____ Records for this task

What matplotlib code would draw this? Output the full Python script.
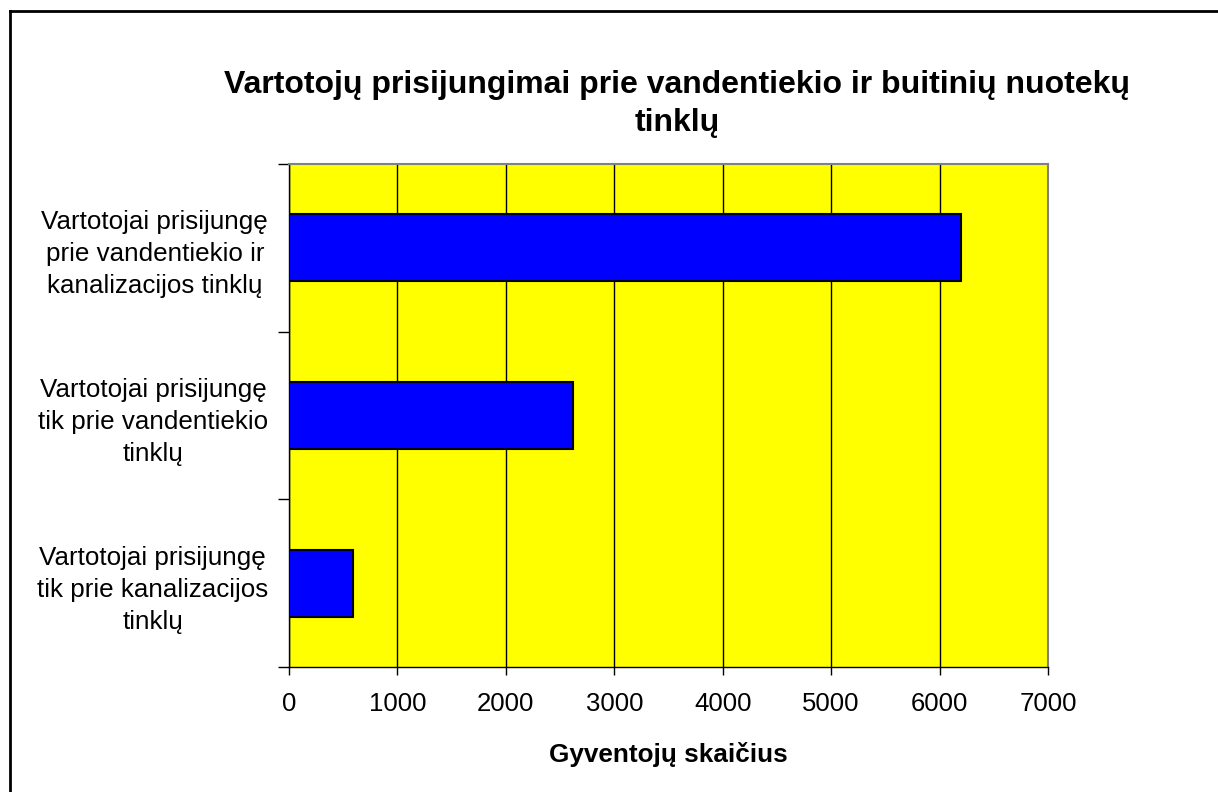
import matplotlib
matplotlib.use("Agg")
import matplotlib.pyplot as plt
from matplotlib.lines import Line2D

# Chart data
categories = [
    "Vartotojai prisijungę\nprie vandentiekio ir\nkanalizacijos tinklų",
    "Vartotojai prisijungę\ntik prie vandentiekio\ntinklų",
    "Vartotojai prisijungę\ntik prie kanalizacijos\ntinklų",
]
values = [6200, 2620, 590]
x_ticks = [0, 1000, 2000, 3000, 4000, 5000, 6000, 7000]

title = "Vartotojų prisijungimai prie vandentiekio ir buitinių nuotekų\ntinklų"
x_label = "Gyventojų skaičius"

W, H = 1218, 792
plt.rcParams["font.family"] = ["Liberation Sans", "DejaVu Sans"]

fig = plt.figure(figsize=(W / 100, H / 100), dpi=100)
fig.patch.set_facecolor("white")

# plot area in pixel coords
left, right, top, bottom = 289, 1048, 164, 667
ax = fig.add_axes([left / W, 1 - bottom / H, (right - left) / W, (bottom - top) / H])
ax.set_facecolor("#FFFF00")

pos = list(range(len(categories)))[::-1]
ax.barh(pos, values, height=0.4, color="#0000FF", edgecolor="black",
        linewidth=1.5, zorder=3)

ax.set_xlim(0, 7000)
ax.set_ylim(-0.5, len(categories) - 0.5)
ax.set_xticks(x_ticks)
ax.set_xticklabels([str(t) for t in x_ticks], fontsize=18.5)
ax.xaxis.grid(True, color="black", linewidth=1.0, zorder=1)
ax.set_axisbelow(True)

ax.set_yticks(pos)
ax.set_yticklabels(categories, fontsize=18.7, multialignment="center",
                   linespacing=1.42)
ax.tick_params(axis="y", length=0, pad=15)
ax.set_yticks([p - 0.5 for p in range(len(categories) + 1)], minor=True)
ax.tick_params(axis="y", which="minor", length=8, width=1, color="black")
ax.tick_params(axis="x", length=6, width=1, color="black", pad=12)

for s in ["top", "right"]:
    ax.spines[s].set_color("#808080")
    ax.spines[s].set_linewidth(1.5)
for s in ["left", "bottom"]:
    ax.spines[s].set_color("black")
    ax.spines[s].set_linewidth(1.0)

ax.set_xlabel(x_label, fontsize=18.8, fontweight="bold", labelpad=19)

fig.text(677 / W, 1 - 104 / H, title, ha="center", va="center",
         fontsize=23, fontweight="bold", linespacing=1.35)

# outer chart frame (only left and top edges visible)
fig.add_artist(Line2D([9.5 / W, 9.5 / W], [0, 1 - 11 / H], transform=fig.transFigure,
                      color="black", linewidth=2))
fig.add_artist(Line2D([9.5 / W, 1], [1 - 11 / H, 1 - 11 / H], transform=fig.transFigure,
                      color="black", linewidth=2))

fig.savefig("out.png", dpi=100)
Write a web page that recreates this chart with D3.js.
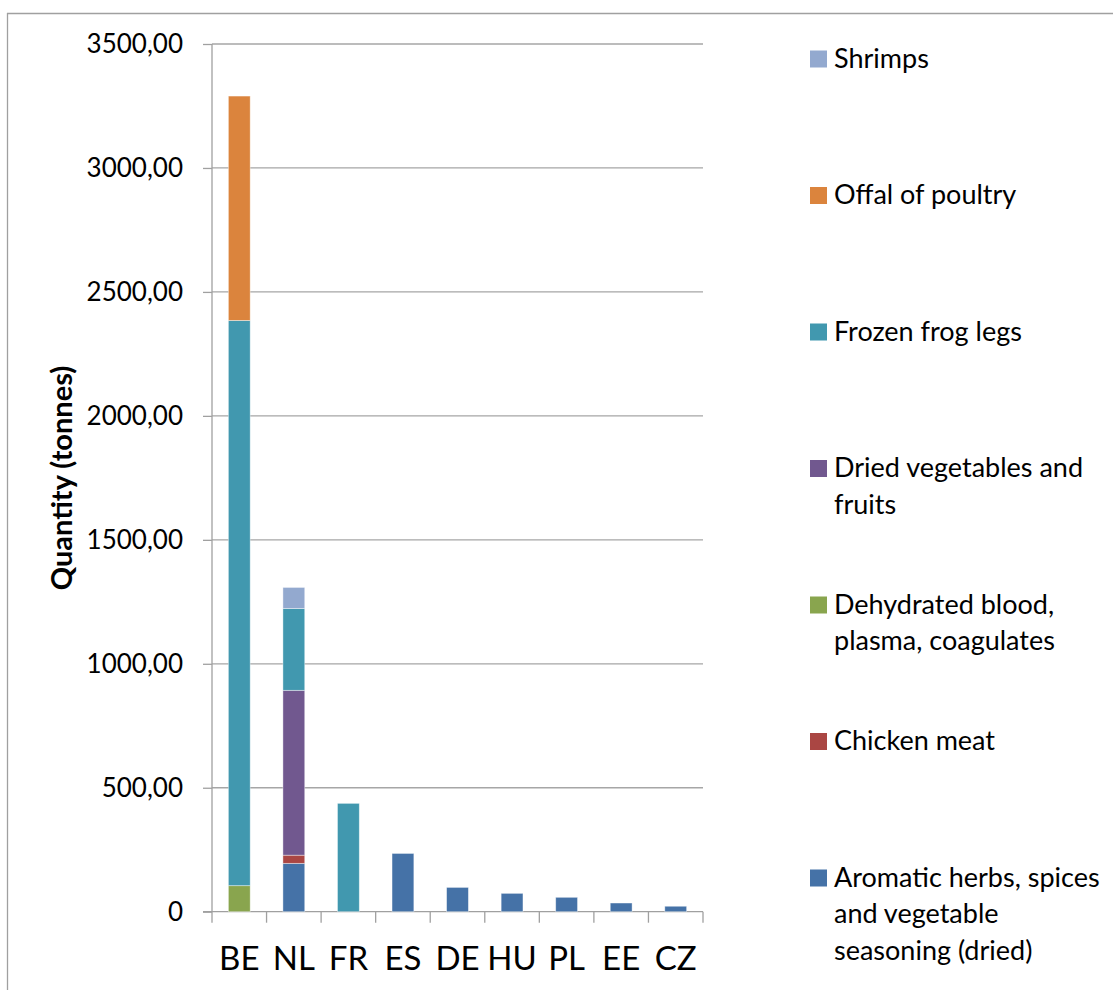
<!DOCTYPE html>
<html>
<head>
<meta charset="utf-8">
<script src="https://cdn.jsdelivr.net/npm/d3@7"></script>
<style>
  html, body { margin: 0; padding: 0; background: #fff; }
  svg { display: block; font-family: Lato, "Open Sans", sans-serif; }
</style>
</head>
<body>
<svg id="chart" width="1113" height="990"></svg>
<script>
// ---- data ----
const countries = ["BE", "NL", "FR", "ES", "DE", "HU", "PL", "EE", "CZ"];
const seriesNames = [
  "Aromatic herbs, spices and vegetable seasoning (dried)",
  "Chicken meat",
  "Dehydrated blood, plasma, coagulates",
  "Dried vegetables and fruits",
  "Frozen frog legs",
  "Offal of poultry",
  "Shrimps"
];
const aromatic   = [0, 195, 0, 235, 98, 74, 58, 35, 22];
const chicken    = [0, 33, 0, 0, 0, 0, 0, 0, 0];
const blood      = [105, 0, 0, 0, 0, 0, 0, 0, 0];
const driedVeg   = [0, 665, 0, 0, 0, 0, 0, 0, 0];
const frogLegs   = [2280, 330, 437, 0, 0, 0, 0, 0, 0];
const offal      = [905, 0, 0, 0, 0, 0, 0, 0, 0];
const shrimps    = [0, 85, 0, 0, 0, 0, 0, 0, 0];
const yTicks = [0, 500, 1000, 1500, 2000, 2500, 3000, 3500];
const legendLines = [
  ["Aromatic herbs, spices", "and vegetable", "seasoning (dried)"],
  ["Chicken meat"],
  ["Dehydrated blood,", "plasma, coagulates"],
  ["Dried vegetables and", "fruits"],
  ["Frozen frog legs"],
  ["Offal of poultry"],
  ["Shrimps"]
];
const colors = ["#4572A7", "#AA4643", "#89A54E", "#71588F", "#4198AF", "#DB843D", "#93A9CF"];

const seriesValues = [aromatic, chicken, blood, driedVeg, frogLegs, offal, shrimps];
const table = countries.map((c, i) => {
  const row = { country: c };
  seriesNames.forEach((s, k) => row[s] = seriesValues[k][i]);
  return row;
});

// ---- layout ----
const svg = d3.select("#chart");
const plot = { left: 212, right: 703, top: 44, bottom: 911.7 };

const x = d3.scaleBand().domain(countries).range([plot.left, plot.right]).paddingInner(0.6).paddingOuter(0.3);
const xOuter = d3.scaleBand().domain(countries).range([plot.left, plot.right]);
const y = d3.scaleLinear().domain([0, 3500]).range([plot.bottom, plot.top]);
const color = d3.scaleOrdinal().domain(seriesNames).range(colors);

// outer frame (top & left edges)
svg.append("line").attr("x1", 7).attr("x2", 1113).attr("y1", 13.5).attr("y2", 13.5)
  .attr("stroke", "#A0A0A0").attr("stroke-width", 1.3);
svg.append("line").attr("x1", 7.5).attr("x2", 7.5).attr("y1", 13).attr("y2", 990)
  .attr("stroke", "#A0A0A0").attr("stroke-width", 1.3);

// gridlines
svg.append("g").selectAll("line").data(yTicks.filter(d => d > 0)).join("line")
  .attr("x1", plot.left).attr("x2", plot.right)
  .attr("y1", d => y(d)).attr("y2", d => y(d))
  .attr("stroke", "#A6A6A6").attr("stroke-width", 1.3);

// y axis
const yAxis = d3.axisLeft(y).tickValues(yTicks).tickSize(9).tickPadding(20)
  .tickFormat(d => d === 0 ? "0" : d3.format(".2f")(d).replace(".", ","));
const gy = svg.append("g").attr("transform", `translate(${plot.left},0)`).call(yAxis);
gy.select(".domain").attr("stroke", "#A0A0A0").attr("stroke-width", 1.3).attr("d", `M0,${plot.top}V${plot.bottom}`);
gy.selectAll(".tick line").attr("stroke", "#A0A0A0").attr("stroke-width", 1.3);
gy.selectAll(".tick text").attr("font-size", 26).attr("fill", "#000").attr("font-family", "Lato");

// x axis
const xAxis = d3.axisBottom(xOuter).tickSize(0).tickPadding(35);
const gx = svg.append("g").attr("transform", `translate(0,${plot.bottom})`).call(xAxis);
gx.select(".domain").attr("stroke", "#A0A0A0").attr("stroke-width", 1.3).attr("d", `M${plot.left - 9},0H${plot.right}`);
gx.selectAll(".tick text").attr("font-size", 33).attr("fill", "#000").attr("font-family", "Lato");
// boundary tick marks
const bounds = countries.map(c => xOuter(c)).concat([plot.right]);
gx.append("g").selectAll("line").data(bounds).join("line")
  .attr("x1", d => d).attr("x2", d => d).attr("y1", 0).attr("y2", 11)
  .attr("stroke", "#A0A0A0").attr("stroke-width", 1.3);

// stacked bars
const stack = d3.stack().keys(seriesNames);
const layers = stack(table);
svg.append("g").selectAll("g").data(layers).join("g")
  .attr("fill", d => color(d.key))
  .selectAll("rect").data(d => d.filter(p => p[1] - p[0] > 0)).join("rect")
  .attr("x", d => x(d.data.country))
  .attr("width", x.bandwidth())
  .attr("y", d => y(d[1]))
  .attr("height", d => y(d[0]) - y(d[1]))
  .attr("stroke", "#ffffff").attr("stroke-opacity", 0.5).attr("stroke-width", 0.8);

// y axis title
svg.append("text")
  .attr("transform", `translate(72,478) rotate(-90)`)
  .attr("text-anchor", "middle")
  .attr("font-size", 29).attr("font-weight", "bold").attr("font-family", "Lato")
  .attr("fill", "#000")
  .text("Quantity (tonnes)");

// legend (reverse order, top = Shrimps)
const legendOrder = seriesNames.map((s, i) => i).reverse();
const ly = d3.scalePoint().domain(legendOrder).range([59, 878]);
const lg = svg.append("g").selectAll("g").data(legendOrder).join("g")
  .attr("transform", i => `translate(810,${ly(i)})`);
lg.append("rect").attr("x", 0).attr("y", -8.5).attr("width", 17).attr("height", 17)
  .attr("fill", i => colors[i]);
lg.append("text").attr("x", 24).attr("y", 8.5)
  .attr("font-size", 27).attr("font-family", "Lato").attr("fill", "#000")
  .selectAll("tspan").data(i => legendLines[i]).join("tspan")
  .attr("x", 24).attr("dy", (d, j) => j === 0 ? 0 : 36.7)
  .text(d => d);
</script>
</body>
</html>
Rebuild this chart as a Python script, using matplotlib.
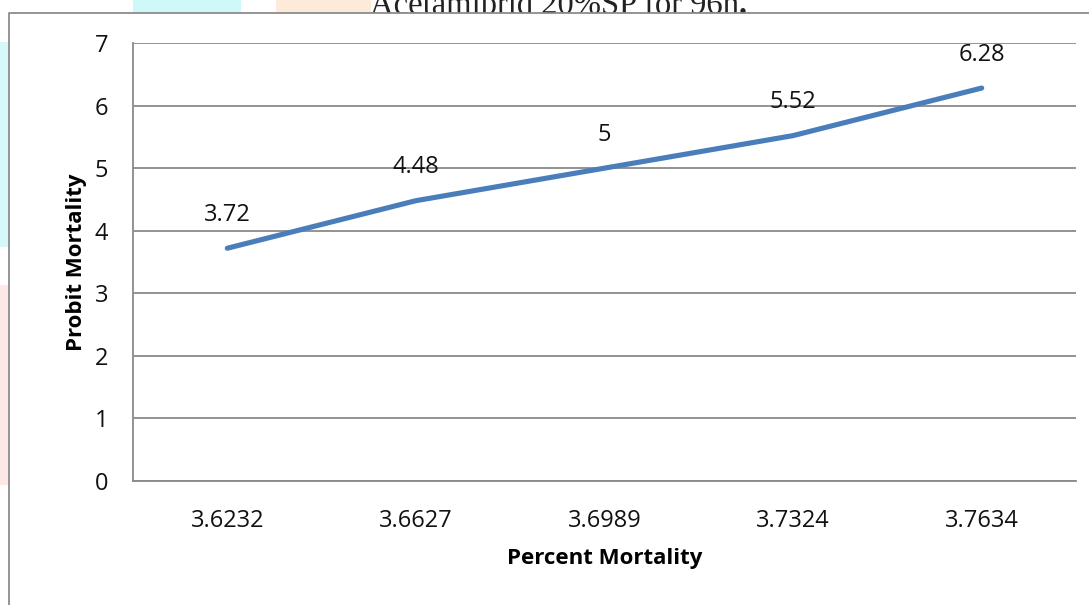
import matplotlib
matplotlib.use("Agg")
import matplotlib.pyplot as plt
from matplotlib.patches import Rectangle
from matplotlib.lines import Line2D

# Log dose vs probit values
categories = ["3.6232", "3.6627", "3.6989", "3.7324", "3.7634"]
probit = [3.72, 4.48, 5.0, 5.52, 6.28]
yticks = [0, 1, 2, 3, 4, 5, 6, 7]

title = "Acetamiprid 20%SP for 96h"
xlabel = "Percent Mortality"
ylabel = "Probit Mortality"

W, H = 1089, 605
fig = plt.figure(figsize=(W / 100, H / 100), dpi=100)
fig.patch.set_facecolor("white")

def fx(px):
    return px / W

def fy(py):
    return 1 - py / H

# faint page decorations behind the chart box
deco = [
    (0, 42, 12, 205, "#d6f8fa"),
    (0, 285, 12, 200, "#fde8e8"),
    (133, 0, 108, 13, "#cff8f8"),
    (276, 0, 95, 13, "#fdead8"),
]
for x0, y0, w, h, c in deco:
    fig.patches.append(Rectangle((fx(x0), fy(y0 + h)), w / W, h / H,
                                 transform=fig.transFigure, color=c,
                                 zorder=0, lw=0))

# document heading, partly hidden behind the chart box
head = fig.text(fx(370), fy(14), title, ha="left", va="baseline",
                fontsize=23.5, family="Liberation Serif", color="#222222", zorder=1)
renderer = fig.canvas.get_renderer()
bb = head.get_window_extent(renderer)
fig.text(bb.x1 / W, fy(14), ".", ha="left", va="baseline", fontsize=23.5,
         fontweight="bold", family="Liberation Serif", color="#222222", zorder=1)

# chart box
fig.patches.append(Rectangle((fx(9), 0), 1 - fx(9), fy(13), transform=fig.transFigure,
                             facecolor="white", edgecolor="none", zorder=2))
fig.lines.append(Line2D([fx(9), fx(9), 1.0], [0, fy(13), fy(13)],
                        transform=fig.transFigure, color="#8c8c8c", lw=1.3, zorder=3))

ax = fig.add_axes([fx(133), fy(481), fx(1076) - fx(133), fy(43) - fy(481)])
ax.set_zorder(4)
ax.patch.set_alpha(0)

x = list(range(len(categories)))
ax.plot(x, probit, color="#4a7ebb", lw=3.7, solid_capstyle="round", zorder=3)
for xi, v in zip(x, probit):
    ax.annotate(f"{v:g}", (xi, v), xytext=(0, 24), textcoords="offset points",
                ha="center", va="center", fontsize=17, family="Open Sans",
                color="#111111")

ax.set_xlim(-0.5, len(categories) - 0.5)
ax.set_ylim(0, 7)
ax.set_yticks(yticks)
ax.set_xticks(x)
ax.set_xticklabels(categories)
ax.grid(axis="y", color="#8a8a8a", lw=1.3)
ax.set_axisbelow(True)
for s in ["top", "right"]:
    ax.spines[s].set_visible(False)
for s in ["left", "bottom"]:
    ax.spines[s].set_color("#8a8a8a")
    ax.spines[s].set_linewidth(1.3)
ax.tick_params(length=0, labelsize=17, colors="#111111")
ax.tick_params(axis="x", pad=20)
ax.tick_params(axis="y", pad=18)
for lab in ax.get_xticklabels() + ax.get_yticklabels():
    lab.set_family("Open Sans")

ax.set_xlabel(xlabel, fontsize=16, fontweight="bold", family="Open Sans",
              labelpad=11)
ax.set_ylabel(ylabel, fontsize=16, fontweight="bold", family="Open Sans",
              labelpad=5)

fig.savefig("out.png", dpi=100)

________

Work required: Of the lines in the material, how many contain the word "page"? Reply with the number and nothing else.

Full solution: 2